Published May 27, 2009, 12:00 AM

Environmental lawsuit against Duluth schools dropped

A lawsuit over the potential environmental impact of the Duluth school district’s long-range facilities plan has been dropped, said Harry Welty, a party involved with the case and a member of Let Duluth Vote.

A lawsuit over the potential environmental impact of the Duluth school district’s long-range facilities plan has been dropped, said Harry Welty, a party involved with the case and a member of Let Duluth Vote.

No one showed up for a hearing on the suit scheduled for court today, which probably led the presiding judge to dismiss it, Welty said.

“The judge looked around the empty room and I presume, since I wasn’t there, that he said ok that’s it for this one,” he said.

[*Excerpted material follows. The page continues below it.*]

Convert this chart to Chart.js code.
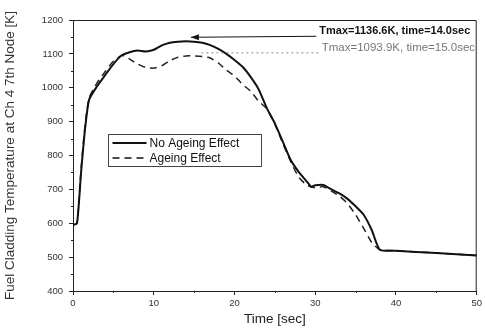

The case was filed against the city last May after the Duluth Planning Commission decided not to require the district to complete an Environmental Assessment Worksheet on the $293 million long-range facilities plan.

It took a turn recently when the Twin Cities attorney representing Petitioners for the Protection of Water and Wildlife alleged that he wasn’t getting adequately paid for his work, something Welty said is an unfair characterization of what happened.

“Grant Merrit was milking us for money, that is my own personal opinion,” Welty said. “After initially talking to this affable guy I saw lots of bills piling up and not a lot of work getting done.”

Merrit said Welty's comments are unfair.

“[Welty] is an irresponsible publicity seeker and he should check his facts before he does his usual grand standing,” Merrit said. “We spent considerable time on this case for which we were never paid.”

Let Duluth Vote is still tied up in a separate lawsuit with the district that takes issue with the contract between the district and consulting firm Johnson Controls.